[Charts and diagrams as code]
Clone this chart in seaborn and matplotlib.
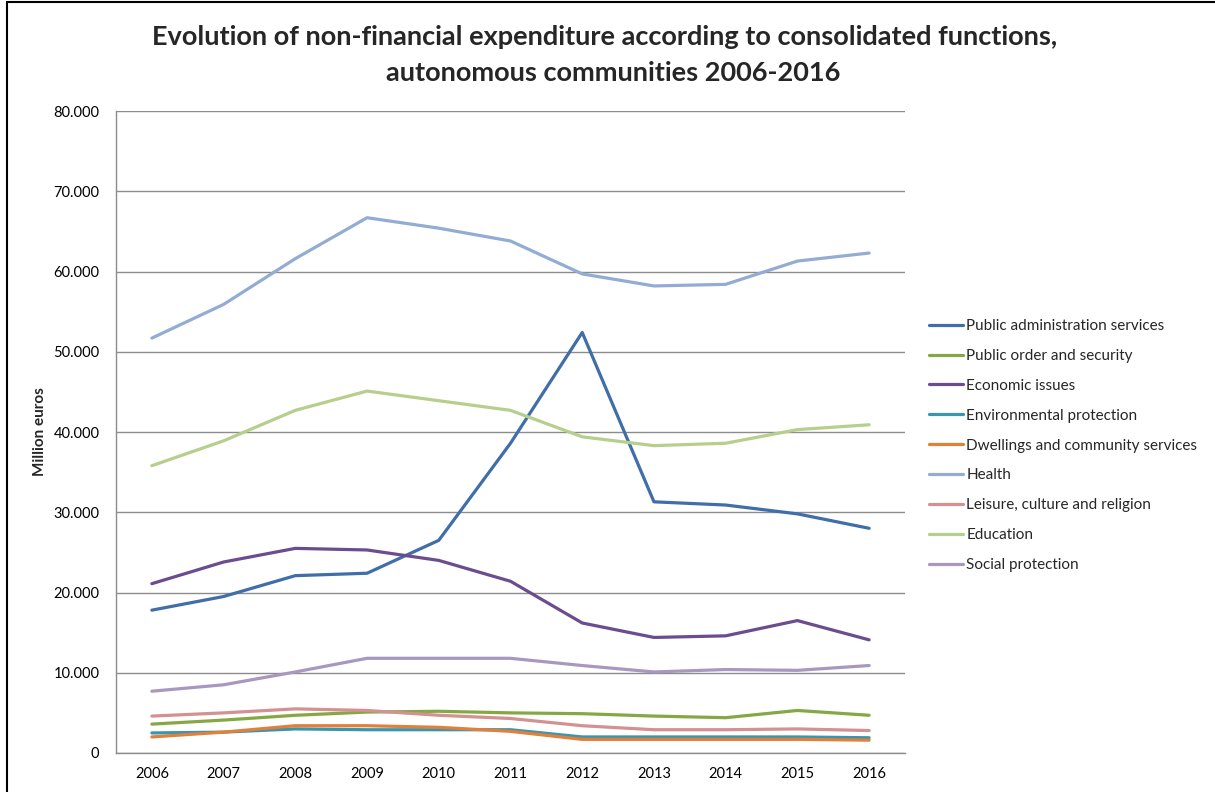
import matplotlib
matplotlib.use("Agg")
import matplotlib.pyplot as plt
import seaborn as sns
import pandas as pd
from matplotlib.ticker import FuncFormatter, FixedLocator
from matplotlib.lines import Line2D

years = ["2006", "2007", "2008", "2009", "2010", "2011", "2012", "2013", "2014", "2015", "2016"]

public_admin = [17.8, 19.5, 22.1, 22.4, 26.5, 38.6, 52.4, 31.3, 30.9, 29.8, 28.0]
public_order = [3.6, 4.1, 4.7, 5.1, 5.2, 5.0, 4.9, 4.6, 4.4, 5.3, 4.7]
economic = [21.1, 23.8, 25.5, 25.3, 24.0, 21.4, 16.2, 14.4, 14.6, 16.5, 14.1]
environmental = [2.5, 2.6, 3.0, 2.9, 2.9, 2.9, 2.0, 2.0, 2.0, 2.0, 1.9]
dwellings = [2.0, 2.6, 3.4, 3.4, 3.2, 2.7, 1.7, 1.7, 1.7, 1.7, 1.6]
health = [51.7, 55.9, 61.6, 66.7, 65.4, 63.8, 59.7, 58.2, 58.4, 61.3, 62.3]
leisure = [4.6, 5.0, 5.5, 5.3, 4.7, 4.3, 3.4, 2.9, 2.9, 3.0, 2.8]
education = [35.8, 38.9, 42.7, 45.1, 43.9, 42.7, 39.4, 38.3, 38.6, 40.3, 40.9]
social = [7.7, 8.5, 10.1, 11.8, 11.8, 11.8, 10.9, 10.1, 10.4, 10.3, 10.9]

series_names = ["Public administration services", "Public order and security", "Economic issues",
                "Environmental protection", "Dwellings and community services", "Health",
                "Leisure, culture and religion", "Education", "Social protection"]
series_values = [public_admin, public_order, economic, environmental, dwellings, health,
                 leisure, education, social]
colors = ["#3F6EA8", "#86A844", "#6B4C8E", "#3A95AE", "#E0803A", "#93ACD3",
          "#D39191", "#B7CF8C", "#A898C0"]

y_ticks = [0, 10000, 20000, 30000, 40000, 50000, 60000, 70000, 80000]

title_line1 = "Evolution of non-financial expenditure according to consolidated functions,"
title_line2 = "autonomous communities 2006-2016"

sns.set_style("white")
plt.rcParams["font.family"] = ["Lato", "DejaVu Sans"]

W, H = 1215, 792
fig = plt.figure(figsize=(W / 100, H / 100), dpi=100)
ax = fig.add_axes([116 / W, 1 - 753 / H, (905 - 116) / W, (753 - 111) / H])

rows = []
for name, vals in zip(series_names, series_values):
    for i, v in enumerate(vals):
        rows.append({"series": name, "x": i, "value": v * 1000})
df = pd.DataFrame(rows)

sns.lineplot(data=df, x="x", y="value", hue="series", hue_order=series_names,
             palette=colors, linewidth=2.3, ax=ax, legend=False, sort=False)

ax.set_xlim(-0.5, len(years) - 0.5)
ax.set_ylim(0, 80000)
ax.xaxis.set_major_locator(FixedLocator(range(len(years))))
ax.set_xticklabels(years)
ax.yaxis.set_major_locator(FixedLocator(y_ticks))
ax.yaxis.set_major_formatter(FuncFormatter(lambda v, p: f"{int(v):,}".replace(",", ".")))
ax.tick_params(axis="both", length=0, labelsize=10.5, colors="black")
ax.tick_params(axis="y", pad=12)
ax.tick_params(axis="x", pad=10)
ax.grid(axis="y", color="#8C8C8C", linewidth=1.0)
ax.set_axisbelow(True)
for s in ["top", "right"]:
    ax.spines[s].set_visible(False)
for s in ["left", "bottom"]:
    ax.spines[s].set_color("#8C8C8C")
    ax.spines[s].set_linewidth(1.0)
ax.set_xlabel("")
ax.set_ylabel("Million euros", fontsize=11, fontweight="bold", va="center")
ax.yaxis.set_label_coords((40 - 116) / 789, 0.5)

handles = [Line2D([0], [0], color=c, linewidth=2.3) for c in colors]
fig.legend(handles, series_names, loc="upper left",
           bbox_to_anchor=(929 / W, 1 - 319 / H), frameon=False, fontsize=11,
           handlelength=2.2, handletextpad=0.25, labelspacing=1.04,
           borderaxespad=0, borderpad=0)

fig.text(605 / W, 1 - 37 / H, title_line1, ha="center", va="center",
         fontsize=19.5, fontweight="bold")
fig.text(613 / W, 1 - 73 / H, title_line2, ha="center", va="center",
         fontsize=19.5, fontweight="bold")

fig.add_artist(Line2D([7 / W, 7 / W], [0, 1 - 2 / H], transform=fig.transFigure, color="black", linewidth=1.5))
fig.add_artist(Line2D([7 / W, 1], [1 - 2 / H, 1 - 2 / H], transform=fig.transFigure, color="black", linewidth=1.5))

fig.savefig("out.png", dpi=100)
---
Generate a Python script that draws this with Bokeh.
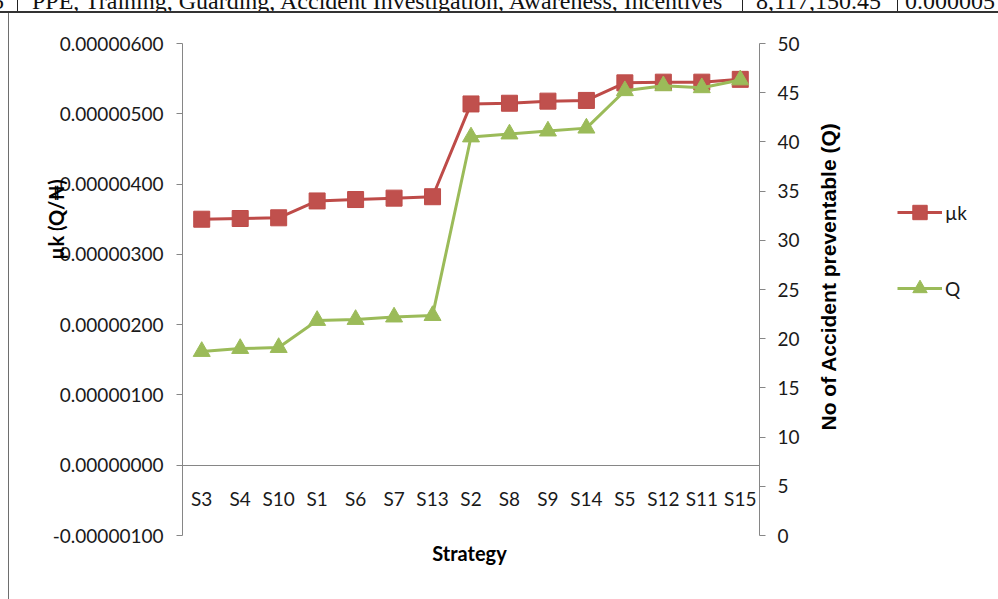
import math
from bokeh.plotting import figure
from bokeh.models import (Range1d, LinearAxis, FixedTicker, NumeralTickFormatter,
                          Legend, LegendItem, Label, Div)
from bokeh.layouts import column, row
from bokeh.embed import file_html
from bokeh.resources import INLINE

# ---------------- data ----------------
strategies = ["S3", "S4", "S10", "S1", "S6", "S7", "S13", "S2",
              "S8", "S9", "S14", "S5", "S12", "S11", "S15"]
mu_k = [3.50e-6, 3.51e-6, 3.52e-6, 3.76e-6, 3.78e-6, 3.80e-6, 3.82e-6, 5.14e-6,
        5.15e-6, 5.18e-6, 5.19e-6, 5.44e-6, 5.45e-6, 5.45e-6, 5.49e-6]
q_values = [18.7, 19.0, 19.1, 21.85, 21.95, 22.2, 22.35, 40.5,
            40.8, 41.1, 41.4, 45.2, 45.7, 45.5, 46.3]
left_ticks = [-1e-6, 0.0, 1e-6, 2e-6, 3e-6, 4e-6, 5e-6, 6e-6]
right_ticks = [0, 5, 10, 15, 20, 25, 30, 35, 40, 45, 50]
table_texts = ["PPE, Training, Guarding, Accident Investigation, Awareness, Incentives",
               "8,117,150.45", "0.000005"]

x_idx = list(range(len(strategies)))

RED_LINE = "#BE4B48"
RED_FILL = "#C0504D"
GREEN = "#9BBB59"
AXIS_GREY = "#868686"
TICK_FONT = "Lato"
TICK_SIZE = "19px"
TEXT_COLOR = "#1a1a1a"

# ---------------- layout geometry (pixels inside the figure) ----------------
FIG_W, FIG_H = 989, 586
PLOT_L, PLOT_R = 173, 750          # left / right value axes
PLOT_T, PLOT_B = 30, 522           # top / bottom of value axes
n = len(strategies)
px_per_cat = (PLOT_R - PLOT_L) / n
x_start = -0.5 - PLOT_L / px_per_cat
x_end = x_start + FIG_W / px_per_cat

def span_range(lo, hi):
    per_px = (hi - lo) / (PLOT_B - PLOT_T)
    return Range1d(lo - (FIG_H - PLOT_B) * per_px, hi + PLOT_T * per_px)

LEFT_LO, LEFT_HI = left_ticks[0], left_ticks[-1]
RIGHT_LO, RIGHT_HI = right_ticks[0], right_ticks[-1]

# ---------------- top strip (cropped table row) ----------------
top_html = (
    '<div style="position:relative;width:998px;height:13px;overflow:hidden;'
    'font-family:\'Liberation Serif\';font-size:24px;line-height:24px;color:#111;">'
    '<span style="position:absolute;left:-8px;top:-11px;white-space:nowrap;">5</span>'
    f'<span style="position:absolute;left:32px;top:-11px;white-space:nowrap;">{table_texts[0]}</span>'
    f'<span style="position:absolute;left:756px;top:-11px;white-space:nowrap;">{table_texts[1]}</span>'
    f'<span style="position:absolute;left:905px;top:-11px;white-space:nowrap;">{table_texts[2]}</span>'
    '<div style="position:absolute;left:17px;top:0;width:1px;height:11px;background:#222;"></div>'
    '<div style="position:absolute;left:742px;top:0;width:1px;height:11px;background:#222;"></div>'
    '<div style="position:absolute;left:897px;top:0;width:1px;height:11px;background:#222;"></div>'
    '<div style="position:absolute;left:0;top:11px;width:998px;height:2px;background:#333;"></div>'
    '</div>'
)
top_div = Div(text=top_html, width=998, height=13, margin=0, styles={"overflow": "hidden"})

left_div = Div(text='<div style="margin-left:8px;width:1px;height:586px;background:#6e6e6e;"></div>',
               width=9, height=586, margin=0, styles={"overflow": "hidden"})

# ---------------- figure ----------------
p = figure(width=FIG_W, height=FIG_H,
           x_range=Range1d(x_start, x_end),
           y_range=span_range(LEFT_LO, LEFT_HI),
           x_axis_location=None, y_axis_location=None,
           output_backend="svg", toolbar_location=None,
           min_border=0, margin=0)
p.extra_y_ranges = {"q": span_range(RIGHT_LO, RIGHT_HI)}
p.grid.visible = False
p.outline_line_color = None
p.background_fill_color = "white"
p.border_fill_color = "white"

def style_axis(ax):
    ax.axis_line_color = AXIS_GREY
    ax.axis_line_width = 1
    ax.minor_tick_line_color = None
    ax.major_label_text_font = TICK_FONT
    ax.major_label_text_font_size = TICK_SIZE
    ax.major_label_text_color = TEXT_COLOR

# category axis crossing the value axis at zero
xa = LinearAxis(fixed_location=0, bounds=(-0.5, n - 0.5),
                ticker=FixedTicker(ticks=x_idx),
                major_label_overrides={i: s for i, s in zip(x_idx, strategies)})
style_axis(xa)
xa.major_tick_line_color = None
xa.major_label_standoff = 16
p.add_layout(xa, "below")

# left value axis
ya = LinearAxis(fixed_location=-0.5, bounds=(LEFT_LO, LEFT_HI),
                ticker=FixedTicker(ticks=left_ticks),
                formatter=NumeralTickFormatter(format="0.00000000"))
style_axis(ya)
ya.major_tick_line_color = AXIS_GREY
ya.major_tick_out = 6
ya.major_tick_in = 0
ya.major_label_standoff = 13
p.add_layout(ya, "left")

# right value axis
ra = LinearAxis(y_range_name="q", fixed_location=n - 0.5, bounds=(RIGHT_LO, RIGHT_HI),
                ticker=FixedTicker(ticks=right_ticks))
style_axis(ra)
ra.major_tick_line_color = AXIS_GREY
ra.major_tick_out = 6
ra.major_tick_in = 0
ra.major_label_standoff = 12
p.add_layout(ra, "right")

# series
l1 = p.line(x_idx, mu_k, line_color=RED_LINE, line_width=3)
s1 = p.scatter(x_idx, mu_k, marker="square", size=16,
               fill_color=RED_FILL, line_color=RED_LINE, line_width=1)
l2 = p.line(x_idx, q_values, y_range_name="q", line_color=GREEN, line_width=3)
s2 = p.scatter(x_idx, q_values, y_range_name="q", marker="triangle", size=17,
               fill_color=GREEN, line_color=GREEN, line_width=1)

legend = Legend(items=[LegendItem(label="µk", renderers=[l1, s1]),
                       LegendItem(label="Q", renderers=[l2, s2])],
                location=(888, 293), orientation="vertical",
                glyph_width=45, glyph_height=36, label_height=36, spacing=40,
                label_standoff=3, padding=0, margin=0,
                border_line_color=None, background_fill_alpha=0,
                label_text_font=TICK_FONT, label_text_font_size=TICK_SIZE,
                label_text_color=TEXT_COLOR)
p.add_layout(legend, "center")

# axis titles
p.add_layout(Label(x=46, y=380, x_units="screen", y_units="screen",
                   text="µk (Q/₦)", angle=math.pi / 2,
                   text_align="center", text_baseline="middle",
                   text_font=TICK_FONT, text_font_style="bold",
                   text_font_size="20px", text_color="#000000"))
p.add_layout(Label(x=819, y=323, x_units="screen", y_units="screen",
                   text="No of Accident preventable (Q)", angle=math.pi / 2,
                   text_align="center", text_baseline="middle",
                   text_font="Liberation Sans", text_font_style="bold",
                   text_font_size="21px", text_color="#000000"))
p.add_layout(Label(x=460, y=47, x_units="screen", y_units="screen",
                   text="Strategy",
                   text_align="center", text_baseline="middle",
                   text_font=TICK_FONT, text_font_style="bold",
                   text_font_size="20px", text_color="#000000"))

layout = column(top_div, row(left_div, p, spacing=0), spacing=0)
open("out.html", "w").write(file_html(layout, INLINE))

▸ What you should do
Above are the records. Print exactly the lines from the one containing "Clone this chart in seaborn and matplotlib." to the one containing "10.4, 10.3, 10.9]", both included, and nothing else; pictures are excluded.

▸ Final result
Clone this chart in seaborn and matplotlib.
import matplotlib
matplotlib.use("Agg")
import matplotlib.pyplot as plt
import seaborn as sns
import pandas as pd
from matplotlib.ticker import FuncFormatter, FixedLocator
from matplotlib.lines import Line2D

years = ["2006", "2007", "2008", "2009", "2010", "2011", "2012", "2013", "2014", "2015", "2016"]

public_admin = [17.8, 19.5, 22.1, 22.4, 26.5, 38.6, 52.4, 31.3, 30.9, 29.8, 28.0]
public_order = [3.6, 4.1, 4.7, 5.1, 5.2, 5.0, 4.9, 4.6, 4.4, 5.3, 4.7]
economic = [21.1, 23.8, 25.5, 25.3, 24.0, 21.4, 16.2, 14.4, 14.6, 16.5, 14.1]
environmental = [2.5, 2.6, 3.0, 2.9, 2.9, 2.9, 2.0, 2.0, 2.0, 2.0, 1.9]
dwellings = [2.0, 2.6, 3.4, 3.4, 3.2, 2.7, 1.7, 1.7, 1.7, 1.7, 1.6]
health = [51.7, 55.9, 61.6, 66.7, 65.4, 63.8, 59.7, 58.2, 58.4, 61.3, 62.3]
leisure = [4.6, 5.0, 5.5, 5.3, 4.7, 4.3, 3.4, 2.9, 2.9, 3.0, 2.8]
education = [35.8, 38.9, 42.7, 45.1, 43.9, 42.7, 39.4, 38.3, 38.6, 40.3, 40.9]
social = [7.7, 8.5, 10.1, 11.8, 11.8, 11.8, 10.9, 10.1, 10.4, 10.3, 10.9]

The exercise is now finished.